でもそれも、時と場所、そして相手による。
「こんにちは、きょうからここの子になります…って」
夕方から深夜の頃までの、半夜勤のバイト。そこから戻ったボクを迎えてくれた、半同棲中の彼女は…足下を振り返りながら、そう言う。
『?』
彼女の視線の先に目を走らすと、小さくて黒っぽい物体が、チョコ・チョコと彼女の後についてくる。
『なんだコリャ?』
「夜中の正午」過ぎ。細かい手作業の仕事を終え、自転車で帰宅したボクの目は、ボヤケているし…部屋の明るさに幻惑されて、すぐには焦点が定まらない。
『アリャ・リャ・リャ!』
よーく見れば…黒・白・茶。黒の配分が多目の三毛の、片方の手の平に入ってしまうほどの小さな子ネコ。
ボクはソイツをヒョイと抱き上げ、目の前に持ってきて…
「!」
お互いジッと、相手の顔をのぞき込む。
「うん!」
ボクは一発で感じた。
『これはウチで飼うネコだ』
パッチリした瞳。スラリと伸びた長いシッポ。
『ボクの好みにピッタリだ』
両の手先は白くて…
(ボクはイヌやネコに対して、「前足」という言葉を使わない)
「スパッツ」とか「手袋」なんて言ってたけど…専門用語を使えば「ソックス」という事になる。
『そんじょそこらのネコとは違う』
まだら模様の中にも「気品」が漂う。特に、横から眺めた横顔なんて、鼻筋が通っていて、「気高さ」が感じられて最高だ。
ボクには、ピンと来るものがあった。
「Miaou~」
その子には、その時すでに、「ミーコ」という名前がついていた。
そもそもの始まりは、その日の夕方。同じアパートに住む家族の、小学生の女の子。お母さんとの買物の帰り道。「Miaou~・Miaou~」とついて来る。

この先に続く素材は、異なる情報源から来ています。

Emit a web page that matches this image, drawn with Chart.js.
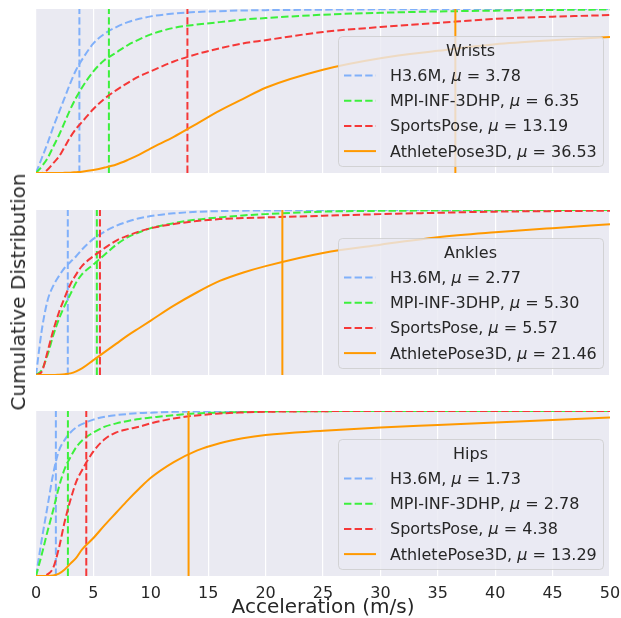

連れてきたのはいいけれど、「ウチでは飼えない」とお鉢が回ってきたそうだ。
「ペットと同居」なんて賃貸が皆無だった時代だけど…向かいはお寺の墓地。隣りは「✕✕荘」なんてモーテル。裏手には、「○○自然丘陵」なんて山が迫っていて…元々は、どこかの会社の社員寮だったという古いアパート。